Comment by acuozzo
4 hours ago
> Did you have a runnable WolframLanguage file so it can compare results?
Yes.
> Did you give it H100 / H200 access to compile and then iterate?
Yes via Lambda.ai. Also, FWIW, I run claude with --dangerously-skip-permissions and codex with the equivalent flag.
> it does amazing kernel work (Codex-5.4)
Specifically with WGMMA + TMA?
---
Once TMA gets involved both Claude and Codex spin endlessly until they dump TMA for a slower fallback.
I've observed this with Claude-Code having Opus 4.6 reasoning set to medium, high, and max; "adaptive thinking" enabled and disabled; and I've made sure to max-out thinking tokens.

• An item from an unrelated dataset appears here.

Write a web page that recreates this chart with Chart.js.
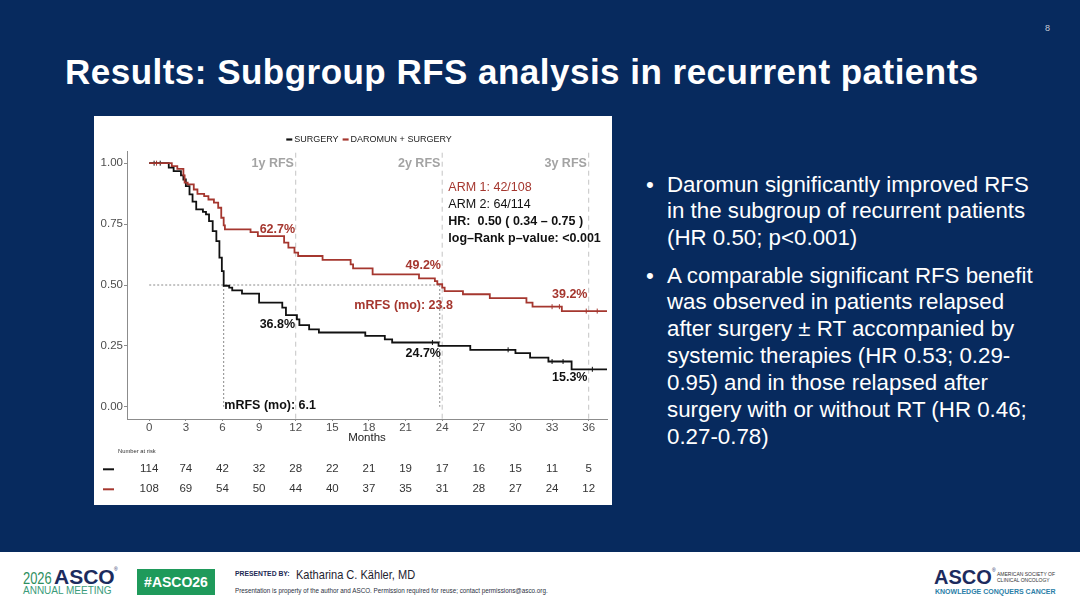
<!DOCTYPE html>
<html>
<head>
<meta charset="utf-8">
<script src="https://cdn.jsdelivr.net/npm/chart.js@4.4.0/dist/chart.umd.min.js"></script>
<style>
html, body { margin: 0; padding: 0; }
body { width: 1080px; height: 608px; position: relative; overflow: hidden; background: #072a5e; font-family: "Liberation Sans", Arial, sans-serif; }
.abs { position: absolute; white-space: nowrap; line-height: 1; }
#title { left: 65px; top: 54px; font-size: 35px; font-weight: bold; color: #fff; letter-spacing: 0.48px; }
#pg { left: 1045px; top: 24px; font-size: 9px; color: #c9cdd8; }
#box { left: 94px; top: 116px; width: 518px; height: 389px; background: #fff; }
.bul { position: absolute; left: 646px; padding-left: 21px; color: #fff; font-size: 22.3px; line-height: 26.9px; white-space: nowrap; }
.bul:before { content: "\2022"; position: absolute; left: 0; }
#footer { left: 0; top: 552px; width: 1080px; height: 56px; background: #fff; }
</style>
</head>
<body>
<div id="title" class="abs">Results: Subgroup RFS analysis in recurrent patients</div>
<div id="pg" class="abs">8</div>

<div id="box" class="abs"><canvas id="km" width="518" height="389"></canvas></div>

<div class="bul" style="top:171.5px">Daromun significantly improved RFS<br>in the subgroup of recurrent patients<br>(HR 0.50; p&lt;0.001)</div>
<div class="bul" style="top:262.5px">A comparable significant RFS benefit<br>was observed in patients relapsed<br>after surgery ± RT accompanied by<br>systemic therapies (HR 0.53; 0.29-<br>0.95) and in those relapsed after<br>surgery with or without RT (HR 0.46;<br>0.27-0.78)</div>

<div id="footer" class="abs"></div>
<div class="abs" style="left:23px;top:570px;font-size:17px;color:#2f8f5f;transform:scaleX(0.76);transform-origin:0 0">2026</div>
<div class="abs" style="left:54px;top:566px;font-size:21px;font-weight:bold;color:#1c2b5e">ASCO</div>
<div class="abs" style="left:114px;top:567px;font-size:5px;color:#1c2b5e">®</div>
<div class="abs" style="left:23px;top:586px;font-size:10px;color:#3b9c7a">ANNUAL MEETING</div>
<div class="abs" style="left:137px;top:569px;width:78px;height:26px;background:#1f9a5b;color:#fff;font-weight:bold;font-size:14px;line-height:26px;text-align:center">#ASCO26</div>
<div class="abs" style="left:235px;top:571px;font-size:6.8px;font-weight:bold;color:#1c2a55">PRESENTED BY:</div>
<div class="abs" style="left:296px;top:567.5px;font-size:13px;color:#1f2430;transform:scaleX(0.85);transform-origin:0 0">Katharina C. Kähler, MD</div>
<div class="abs" style="left:235px;top:588px;font-size:6.3px;color:#2a3040">Presentation is property of the author and ASCO. Permission required for reuse; contact permissions@asco.org.</div>
<div class="abs" style="left:934px;top:567px;font-size:20px;font-weight:bold;color:#1c2b5e">ASCO</div>
<div class="abs" style="left:992px;top:568px;font-size:5px;color:#1c2b5e">®</div>
<div class="abs" style="left:997px;top:571px;font-size:5px;color:#333;line-height:6px">AMERICAN SOCIETY OF<br>CLINICAL ONCOLOGY</div>
<div class="abs" style="left:935px;top:588px;font-size:7px;font-weight:bold;color:#2b80a8">KNOWLEDGE CONQUERS CANCER</div>

<script>
// Months shown on the x axis and numbers at risk below each of them
const months = [0, 3, 6, 9, 12, 15, 18, 21, 24, 27, 30, 33, 36];
const atRiskSurgery = [114, 74, 42, 32, 28, 22, 21, 19, 17, 16, 15, 11, 5];
const atRiskDaromun = [108, 69, 54, 50, 44, 40, 37, 35, 31, 28, 27, 24, 12];
const yTicks = [0, 0.25, 0.5, 0.75, 1];

// Kaplan-Meier steps (month, survival)
const surgeryTime = [0, 1.6, 2.0, 2.6, 2.8, 3.0, 3.3, 3.55, 3.85, 4.4, 4.65, 4.9, 5.2, 5.5, 5.75, 5.95, 6.1, 6.55, 6.8, 7.6, 9.0, 10.9, 11.2, 12.1, 12.3, 13.1, 13.9, 17.7, 19.3, 19.9, 23.7, 26.3, 30.0, 31.2, 32.7, 34.6, 37.5];
const surgerySurv = [1, 0.982, 0.967, 0.95, 0.933, 0.906, 0.872, 0.842, 0.81, 0.80, 0.79, 0.762, 0.721, 0.68, 0.612, 0.557, 0.497, 0.489, 0.478, 0.465, 0.428, 0.407, 0.376, 0.359, 0.335, 0.318, 0.305, 0.291, 0.277, 0.264, 0.25, 0.234, 0.22, 0.202, 0.186, 0.154, 0.154];
const daromunTime = [0, 1.85, 2.3, 2.8, 2.9, 3.15, 3.65, 3.95, 4.5, 4.85, 5.3, 5.65, 5.9, 6.1, 6.2, 8.3, 8.9, 11.05, 11.4, 11.9, 12.2, 14.2, 16.5, 16.7, 18.3, 22.1, 23.4, 23.6, 24.0, 24.2, 25.7, 27.9, 30.9, 31.4, 33.8, 37.5];
const daromunSurv = [1, 0.988, 0.977, 0.95, 0.92, 0.913, 0.892, 0.874, 0.865, 0.851, 0.838, 0.817, 0.776, 0.745, 0.728, 0.717, 0.701, 0.674, 0.653, 0.633, 0.619, 0.603, 0.585, 0.568, 0.544, 0.527, 0.516, 0.503, 0.489, 0.475, 0.462, 0.446, 0.428, 0.411, 0.393, 0.393];

// censoring ticks (month, survival)
const surgeryCensorTime = [0.4, 0.9, 23.2, 29.4, 33.0, 33.9, 36.3];
const surgeryCensorSurv = [1, 1, 0.264, 0.234, 0.186, 0.186, 0.154];
const daromunCensorTime = [0.6, 33.0, 33.6, 35.8, 36.7];
const daromunCensorSurv = [1, 0.411, 0.411, 0.393, 0.393];

const yearMarks = [12, 24, 36];
const yearLabels = ['1y RFS', '2y RFS', '3y RFS'];
const medianSurgery = 6.1;
const medianDaromun = 23.8;

const RED = '#a5372f';
const BLACK = '#111111';
const GREY = '#4d4d4d';

// text annotations: [text, month, survival, align, bold, colour]
const notes = [
  ['62.7%', 11.95, 0.728, 'right', true, RED],
  ['49.2%', 23.9, 0.58, 'right', true, RED],
  ['39.2%', 35.9, 0.462, 'right', true, RED],
  ['36.8%', 11.95, 0.339, 'right', true, BLACK],
  ['24.7%', 23.9, 0.219, 'right', true, BLACK],
  ['15.3%', 35.9, 0.12, 'right', true, BLACK],
  ['mRFS (mo): 23.8', 16.8, 0.414, 'left', true, RED],
  ['mRFS (mo): 6.1', 6.15, 0.007, 'left', true, BLACK],
  ['ARM 1: 42/108', 24.5, 0.899, 'left', false, RED],
  ['ARM 2: 64/114', 24.5, 0.83, 'left', false, BLACK],
  ['HR:  0.50 ( 0.34 \u2013 0.75 )', 24.5, 0.76, 'left', true, BLACK],
  ['log\u2013Rank p\u2013value: <0.001', 24.5, 0.691, 'left', true, BLACK]
];

Chart.defaults.font.family = '"Liberation Sans", Arial, sans-serif';

const kmExtras = {
  id: 'kmExtras',
  beforeDatasetsDraw(chart) {
    const { ctx, scales: { x, y } } = chart;
    ctx.save();
    ctx.lineWidth = 1;
    ctx.strokeStyle = '#c4c4c4';
    ctx.setLineDash([5, 4]);
    yearMarks.forEach(m => {
      const px = x.getPixelForValue(m);
      ctx.beginPath();
      ctx.moveTo(px, y.getPixelForValue(1.043));
      ctx.lineTo(px, y.getPixelForValue(-0.05));
      ctx.stroke();
    });
    ctx.strokeStyle = '#8a8a8a';
    ctx.setLineDash([2, 2]);
    ctx.beginPath();
    ctx.moveTo(x.getPixelForValue(0), y.getPixelForValue(0.5));
    ctx.lineTo(x.getPixelForValue(medianDaromun), y.getPixelForValue(0.5));
    [medianSurgery, medianDaromun].forEach(m => {
      ctx.moveTo(x.getPixelForValue(m), y.getPixelForValue(0.5));
      ctx.lineTo(x.getPixelForValue(m), y.getPixelForValue(0));
    });
    ctx.stroke();
    ctx.restore();
  },
  afterDraw(chart) {
    const { ctx, scales: { x, y }, chartArea } = chart;
    const fam = '"Liberation Sans", Arial, sans-serif';
    ctx.save();
    ctx.textBaseline = 'middle';

    // year labels
    ctx.font = 'bold 12.5px ' + fam;
    ctx.fillStyle = '#a3a3a3';
    ctx.textAlign = 'right';
    yearMarks.forEach((m, i) => ctx.fillText(yearLabels[i], x.getPixelForValue(m - 0.15), y.getPixelForValue(0.998)));

    notes.forEach(([t, mx, sy, al, b, c]) => {
      ctx.font = (b ? 'bold ' : '') + '12.5px ' + fam;
      ctx.fillStyle = c;
      ctx.textAlign = al;
      ctx.fillText(t, x.getPixelForValue(mx), y.getPixelForValue(sy));
    });

    // legend
    ctx.font = '9px ' + fam;
    const items = [['SURGERY', BLACK], ['DAROMUN + SURGERY', RED]];
    const key = 6, gap = 2, sep = 4;
    let total = 0;
    items.forEach(([t]) => total += key + gap + ctx.measureText(t).width + sep);
    total -= sep;
    let lx = (chartArea.left + chartArea.right) / 2 - total / 2 + 2;
    const ly = 23.5;
    ctx.textAlign = 'left';
    items.forEach(([t, c]) => {
      ctx.strokeStyle = c; ctx.lineWidth = 2.2;
      ctx.beginPath(); ctx.moveTo(lx, ly); ctx.lineTo(lx + key, ly); ctx.stroke();
      ctx.fillStyle = '#222';
      ctx.fillText(t, lx + key + gap, ly);
      lx += key + gap + ctx.measureText(t).width + sep;
    });

    // number at risk table
    ctx.font = '5.8px ' + fam;
    ctx.fillStyle = '#333';
    ctx.fillText('Number at risk', 24, 335);
    const rows = [[atRiskSurgery, BLACK, 353.3], [atRiskDaromun, RED, 373.3]];
    ctx.font = '11.5px ' + fam;
    ctx.textAlign = 'center';
    rows.forEach(([vals, c, ry]) => {
      ctx.strokeStyle = c; ctx.lineWidth = 2;
      ctx.beginPath(); ctx.moveTo(9, ry); ctx.lineTo(20, ry); ctx.stroke();
      ctx.fillStyle = '#333';
      vals.forEach((v, i) => ctx.fillText(String(v), x.getPixelForValue(months[i]), ry));
    });
    ctx.restore();
  }
};

const toPoints = (ts, ss) => ts.map((t, i) => ({ x: t, y: ss[i] }));
const censorSet = (ts, ss, c) => ({
  type: 'scatter', data: toPoints(ts, ss), pointStyle: 'line', rotation: 90,
  pointRadius: 2.5, borderColor: c, borderWidth: 1, showLine: false
});

new Chart(document.getElementById('km').getContext('2d'), {
  type: 'line',
  data: {
    datasets: [
      { label: 'DAROMUN + SURGERY', data: toPoints(daromunTime, daromunSurv), borderColor: RED, borderWidth: 1.8, stepped: true, pointRadius: 0, fill: false },
      { label: 'SURGERY', data: toPoints(surgeryTime, surgerySurv), borderColor: BLACK, borderWidth: 1.8, stepped: true, pointRadius: 0, fill: false },
      censorSet(daromunCensorTime, daromunCensorSurv, RED),
      censorSet(surgeryCensorTime, surgeryCensorSurv, BLACK)
    ]
  },
  options: {
    responsive: false,
    animation: false,
    layout: { padding: { top: 35, bottom: 55, left: 0, right: 2 } },
    plugins: { legend: { display: false }, tooltip: { enabled: false } },
    scales: {
      x: {
        type: 'linear', min: -1.82, max: 37.5,
        afterBuildTicks: s => { s.ticks = months.map(v => ({ value: v })); },
        afterFit: s => { s.height = 31; },
        ticks: { color: GREY, font: { size: 11.5 }, padding: 0, maxRotation: 0, callback: v => String(v) },
        grid: { drawOnChartArea: false, tickLength: 2, color: '#8c8c8c' },
        border: { color: '#8c8c8c' },
        title: { display: true, text: 'Months', color: '#222', font: { size: 11.5 }, padding: { top: 0, bottom: 5 } }
      },
      y: {
        min: -0.05, max: 1.05,
        afterBuildTicks: s => { s.ticks = yTicks.map(v => ({ value: v })); },
        afterFit: s => { s.width = 33; },
        ticks: { color: GREY, font: { size: 11.5 }, padding: 1, callback: v => v.toFixed(2) },
        grid: { drawOnChartArea: false, tickLength: 3, color: '#8c8c8c' },
        border: { color: '#8c8c8c' }
      }
    }
  },
  plugins: [kmExtras]
});
</script>
</body>
</html>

I've also observed this with Codex GPT-5.4 in addition to GPT-5.3-Codex with reasoning efforts from medium to xhigh.
---
I've also observed this on the web, as mentioned in my OP, with GPT-5.4pro (Extended Pro), Gemini3-DeepThink, and Opus 4.6.
That is informative, thanks! Yes, I observe the same thing as the model tends to give up (like you said, "dump TMA for a slower fallback") and needs active steering to get good results. But it indeed works further than one-shot from Chat interface and knows much more about profiling / kernel coding than these.